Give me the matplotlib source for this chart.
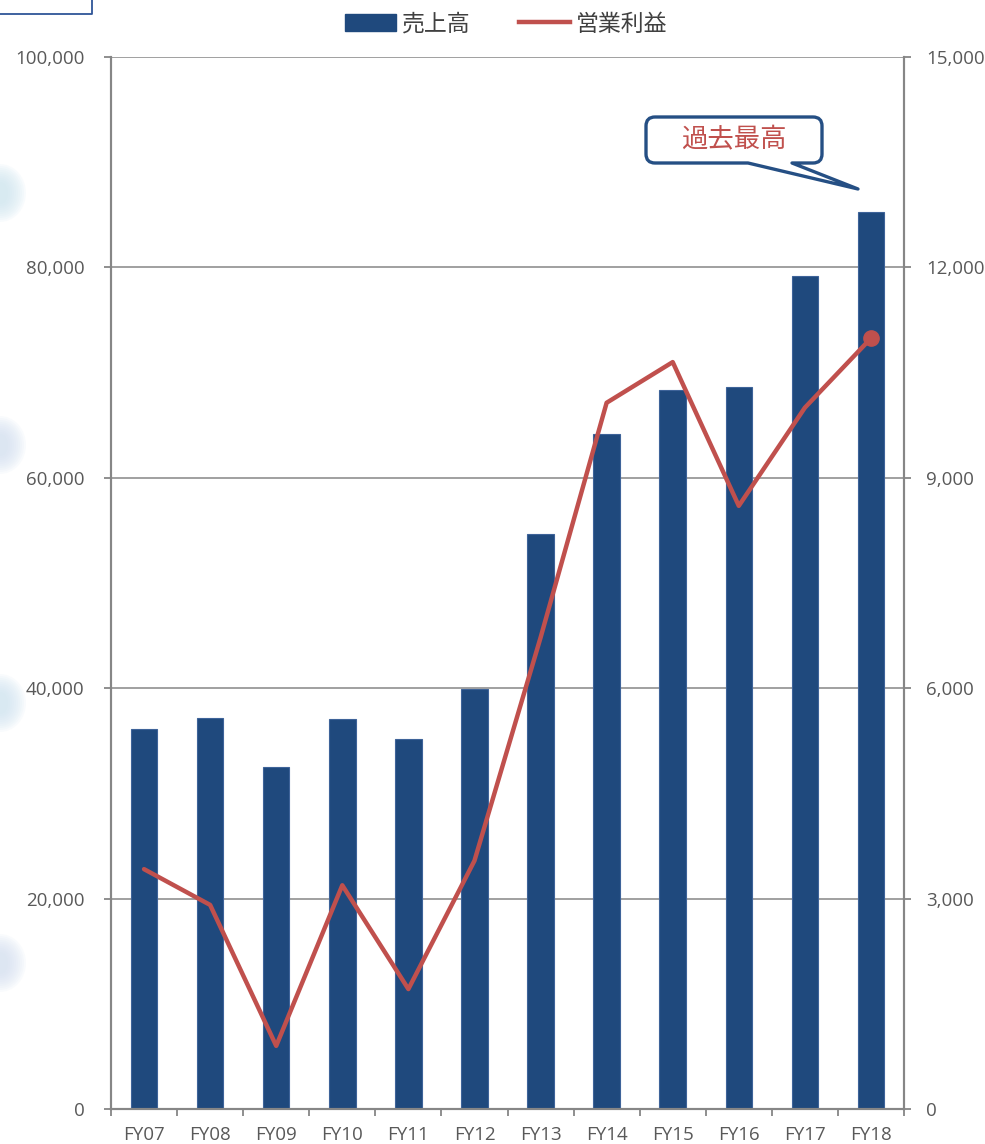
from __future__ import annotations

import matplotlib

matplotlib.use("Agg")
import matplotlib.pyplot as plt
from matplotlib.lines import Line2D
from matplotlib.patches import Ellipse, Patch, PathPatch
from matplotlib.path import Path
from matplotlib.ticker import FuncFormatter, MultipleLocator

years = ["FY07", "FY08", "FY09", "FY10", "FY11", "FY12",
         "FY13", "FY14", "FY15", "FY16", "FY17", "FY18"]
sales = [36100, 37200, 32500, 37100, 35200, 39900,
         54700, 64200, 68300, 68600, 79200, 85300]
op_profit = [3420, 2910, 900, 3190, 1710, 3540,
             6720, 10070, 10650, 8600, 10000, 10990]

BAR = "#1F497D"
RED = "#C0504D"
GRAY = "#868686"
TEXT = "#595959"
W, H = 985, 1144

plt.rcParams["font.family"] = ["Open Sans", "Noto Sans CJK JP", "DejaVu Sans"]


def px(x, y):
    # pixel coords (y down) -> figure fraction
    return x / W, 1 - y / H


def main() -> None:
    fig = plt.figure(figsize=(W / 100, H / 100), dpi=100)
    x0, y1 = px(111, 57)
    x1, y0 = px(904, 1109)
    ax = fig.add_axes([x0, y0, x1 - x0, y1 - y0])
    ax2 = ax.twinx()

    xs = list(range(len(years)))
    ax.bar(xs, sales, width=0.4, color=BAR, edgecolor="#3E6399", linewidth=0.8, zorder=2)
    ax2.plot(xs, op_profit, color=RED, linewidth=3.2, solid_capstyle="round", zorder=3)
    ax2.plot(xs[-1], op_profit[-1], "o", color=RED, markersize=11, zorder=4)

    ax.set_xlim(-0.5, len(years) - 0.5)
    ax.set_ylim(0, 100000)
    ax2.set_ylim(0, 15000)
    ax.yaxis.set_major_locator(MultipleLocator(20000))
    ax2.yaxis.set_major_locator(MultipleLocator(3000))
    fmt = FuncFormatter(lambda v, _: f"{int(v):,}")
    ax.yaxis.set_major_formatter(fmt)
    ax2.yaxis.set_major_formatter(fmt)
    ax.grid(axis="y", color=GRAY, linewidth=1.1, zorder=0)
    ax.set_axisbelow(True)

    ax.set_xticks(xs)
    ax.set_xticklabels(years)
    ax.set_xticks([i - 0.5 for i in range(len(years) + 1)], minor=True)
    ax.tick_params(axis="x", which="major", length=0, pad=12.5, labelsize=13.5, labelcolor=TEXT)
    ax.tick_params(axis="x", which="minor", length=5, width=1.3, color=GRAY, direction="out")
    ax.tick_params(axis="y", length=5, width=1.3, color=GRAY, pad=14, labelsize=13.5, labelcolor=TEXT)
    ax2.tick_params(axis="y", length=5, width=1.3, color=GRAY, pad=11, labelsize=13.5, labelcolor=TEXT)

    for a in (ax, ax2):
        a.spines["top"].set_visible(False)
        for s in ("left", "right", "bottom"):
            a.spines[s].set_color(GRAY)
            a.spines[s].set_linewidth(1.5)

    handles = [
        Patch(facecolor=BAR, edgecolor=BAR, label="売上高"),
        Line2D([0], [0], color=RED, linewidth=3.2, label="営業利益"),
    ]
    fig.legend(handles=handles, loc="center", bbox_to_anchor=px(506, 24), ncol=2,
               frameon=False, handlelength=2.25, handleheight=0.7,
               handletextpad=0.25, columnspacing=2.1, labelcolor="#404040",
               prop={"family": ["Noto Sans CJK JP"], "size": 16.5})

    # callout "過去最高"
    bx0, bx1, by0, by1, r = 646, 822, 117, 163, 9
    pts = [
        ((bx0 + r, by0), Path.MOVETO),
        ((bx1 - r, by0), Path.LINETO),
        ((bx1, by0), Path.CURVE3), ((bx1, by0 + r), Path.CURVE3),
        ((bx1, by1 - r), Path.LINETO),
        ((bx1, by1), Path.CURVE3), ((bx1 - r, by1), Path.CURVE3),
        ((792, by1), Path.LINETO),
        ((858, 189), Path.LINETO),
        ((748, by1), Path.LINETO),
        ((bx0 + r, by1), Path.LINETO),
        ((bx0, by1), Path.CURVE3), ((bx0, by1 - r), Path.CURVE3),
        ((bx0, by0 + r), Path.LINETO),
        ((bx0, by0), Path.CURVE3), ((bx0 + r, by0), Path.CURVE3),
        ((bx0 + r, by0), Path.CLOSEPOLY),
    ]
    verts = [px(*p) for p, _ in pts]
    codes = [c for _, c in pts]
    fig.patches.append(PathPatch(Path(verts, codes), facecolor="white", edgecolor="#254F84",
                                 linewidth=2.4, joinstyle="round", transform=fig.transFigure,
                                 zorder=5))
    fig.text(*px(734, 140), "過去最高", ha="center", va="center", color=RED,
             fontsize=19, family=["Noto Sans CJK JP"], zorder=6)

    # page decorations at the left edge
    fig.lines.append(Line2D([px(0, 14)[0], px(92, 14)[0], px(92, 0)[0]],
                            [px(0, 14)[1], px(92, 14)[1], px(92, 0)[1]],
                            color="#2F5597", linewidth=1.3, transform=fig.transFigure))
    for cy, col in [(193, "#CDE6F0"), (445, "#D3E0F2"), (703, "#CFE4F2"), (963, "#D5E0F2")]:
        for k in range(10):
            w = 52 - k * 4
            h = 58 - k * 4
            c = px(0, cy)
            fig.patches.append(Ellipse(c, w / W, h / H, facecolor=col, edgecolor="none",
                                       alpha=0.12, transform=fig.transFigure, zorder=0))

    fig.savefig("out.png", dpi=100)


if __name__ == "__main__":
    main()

----------------------------------------

__SET EXERCISE__: Return the whole listing, word for word, and leave out every picture.

__RESULT OF THE TASK__:
Give me the matplotlib source for this chart.
from __future__ import annotations

import matplotlib

matplotlib.use("Agg")
import matplotlib.pyplot as plt
from matplotlib.lines import Line2D
from matplotlib.patches import Ellipse, Patch, PathPatch
from matplotlib.path import Path
from matplotlib.ticker import FuncFormatter, MultipleLocator

years = ["FY07", "FY08", "FY09", "FY10", "FY11", "FY12",
         "FY13", "FY14", "FY15", "FY16", "FY17", "FY18"]
sales = [36100, 37200, 32500, 37100, 35200, 39900,
         54700, 64200, 68300, 68600, 79200, 85300]
op_profit = [3420, 2910, 900, 3190, 1710, 3540,
             6720, 10070, 10650, 8600, 10000, 10990]

BAR = "#1F497D"
RED = "#C0504D"
GRAY = "#868686"
TEXT = "#595959"
W, H = 985, 1144

plt.rcParams["font.family"] = ["Open Sans", "Noto Sans CJK JP", "DejaVu Sans"]


def px(x, y):
    # pixel coords (y down) -> figure fraction
    return x / W, 1 - y / H


def main() -> None:
    fig = plt.figure(figsize=(W / 100, H / 100), dpi=100)
    x0, y1 = px(111, 57)
    x1, y0 = px(904, 1109)
    ax = fig.add_axes([x0, y0, x1 - x0, y1 - y0])
    ax2 = ax.twinx()

    xs = list(range(len(years)))
    ax.bar(xs, sales, width=0.4, color=BAR, edgecolor="#3E6399", linewidth=0.8, zorder=2)
    ax2.plot(xs, op_profit, color=RED, linewidth=3.2, solid_capstyle="round", zorder=3)
    ax2.plot(xs[-1], op_profit[-1], "o", color=RED, markersize=11, zorder=4)

    ax.set_xlim(-0.5, len(years) - 0.5)
    ax.set_ylim(0, 100000)
    ax2.set_ylim(0, 15000)
    ax.yaxis.set_major_locator(MultipleLocator(20000))
    ax2.yaxis.set_major_locator(MultipleLocator(3000))
    fmt = FuncFormatter(lambda v, _: f"{int(v):,}")
    ax.yaxis.set_major_formatter(fmt)
    ax2.yaxis.set_major_formatter(fmt)
    ax.grid(axis="y", color=GRAY, linewidth=1.1, zorder=0)
    ax.set_axisbelow(True)

    ax.set_xticks(xs)
    ax.set_xticklabels(years)
    ax.set_xticks([i - 0.5 for i in range(len(years) + 1)], minor=True)
    ax.tick_params(axis="x", which="major", length=0, pad=12.5, labelsize=13.5, labelcolor=TEXT)
    ax.tick_params(axis="x", which="minor", length=5, width=1.3, color=GRAY, direction="out")
    ax.tick_params(axis="y", length=5, width=1.3, color=GRAY, pad=14, labelsize=13.5, labelcolor=TEXT)
    ax2.tick_params(axis="y", length=5, width=1.3, color=GRAY, pad=11, labelsize=13.5, labelcolor=TEXT)

    for a in (ax, ax2):
        a.spines["top"].set_visible(False)
        for s in ("left", "right", "bottom"):
            a.spines[s].set_color(GRAY)
            a.spines[s].set_linewidth(1.5)

    handles = [
        Patch(facecolor=BAR, edgecolor=BAR, label="売上高"),
        Line2D([0], [0], color=RED, linewidth=3.2, label="営業利益"),
    ]
    fig.legend(handles=handles, loc="center", bbox_to_anchor=px(506, 24), ncol=2,
               frameon=False, handlelength=2.25, handleheight=0.7,
               handletextpad=0.25, columnspacing=2.1, labelcolor="#404040",
               prop={"family": ["Noto Sans CJK JP"], "size": 16.5})

    # callout "過去最高"
    bx0, bx1, by0, by1, r = 646, 822, 117, 163, 9
    pts = [
        ((bx0 + r, by0), Path.MOVETO),
        ((bx1 - r, by0), Path.LINETO),
        ((bx1, by0), Path.CURVE3), ((bx1, by0 + r), Path.CURVE3),
        ((bx1, by1 - r), Path.LINETO),
        ((bx1, by1), Path.CURVE3), ((bx1 - r, by1), Path.CURVE3),
        ((792, by1), Path.LINETO),
        ((858, 189), Path.LINETO),
        ((748, by1), Path.LINETO),
        ((bx0 + r, by1), Path.LINETO),
        ((bx0, by1), Path.CURVE3), ((bx0, by1 - r), Path.CURVE3),
        ((bx0, by0 + r), Path.LINETO),
        ((bx0, by0), Path.CURVE3), ((bx0 + r, by0), Path.CURVE3),
        ((bx0 + r, by0), Path.CLOSEPOLY),
    ]
    verts = [px(*p) for p, _ in pts]
    codes = [c for _, c in pts]
    fig.patches.append(PathPatch(Path(verts, codes), facecolor="white", edgecolor="#254F84",
                                 linewidth=2.4, joinstyle="round", transform=fig.transFigure,
                                 zorder=5))
    fig.text(*px(734, 140), "過去最高", ha="center", va="center", color=RED,
             fontsize=19, family=["Noto Sans CJK JP"], zorder=6)

    # page decorations at the left edge
    fig.lines.append(Line2D([px(0, 14)[0], px(92, 14)[0], px(92, 0)[0]],
                            [px(0, 14)[1], px(92, 14)[1], px(92, 0)[1]],
                            color="#2F5597", linewidth=1.3, transform=fig.transFigure))
    for cy, col in [(193, "#CDE6F0"), (445, "#D3E0F2"), (703, "#CFE4F2"), (963, "#D5E0F2")]:
        for k in range(10):
            w = 52 - k * 4
            h = 58 - k * 4
            c = px(0, cy)
            fig.patches.append(Ellipse(c, w / W, h / H, facecolor=col, edgecolor="none",
                                       alpha=0.12, transform=fig.transFigure, zorder=0))

    fig.savefig("out.png", dpi=100)


if __name__ == "__main__":
    main()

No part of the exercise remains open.